A robust three-stage approach to large-scale urban scene recognition
Wang J L, Lu Y H, Liu J B, et al
To obtain the ultimate high-level description of urban scenes, we propose a three-stage approach to recognizing the 3D reconstructed scene with efficient representations. First, we develop a joint semantic labeling method to obtain a semantic labeling of the triangular mesh-based representation by exploiting both image features and geometric features. The labeling is formulated over a conditional random field (CRF) that incorporates local spacial smoothness and multi-view consistency. Then, based on the labeled reconstructed meshes, we refine the man-made object segmentation in the recomposed global orthographic map with a graph partition algorithm, and propagate the coherent segmentation to the entire 3D meshes.
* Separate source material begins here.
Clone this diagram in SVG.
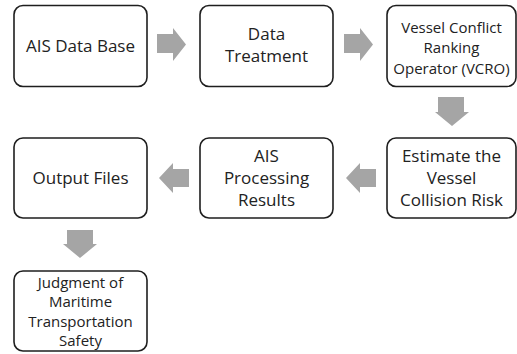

Finally, we propose to generate a compact, abstracted geometric representation for each man-made object which is more visually appealing than the original cluttered models. This abstraction algorithm also leverages CRF formation to partition building footprints into minimal sets of structural linear features which are then used to construct profiles for large-scale scenes. The proposed recognition approach is able to robustly handle reconstructions with poor geometry and connectivity, thanks to the higher order CRF formulations which impose the ubiquitous regularity priors in urban scenes. Each stage performs an individual and uncoupling task. The intensive experiments have demonstrated the superior performance of our approach in robustness, accuracy and applicability.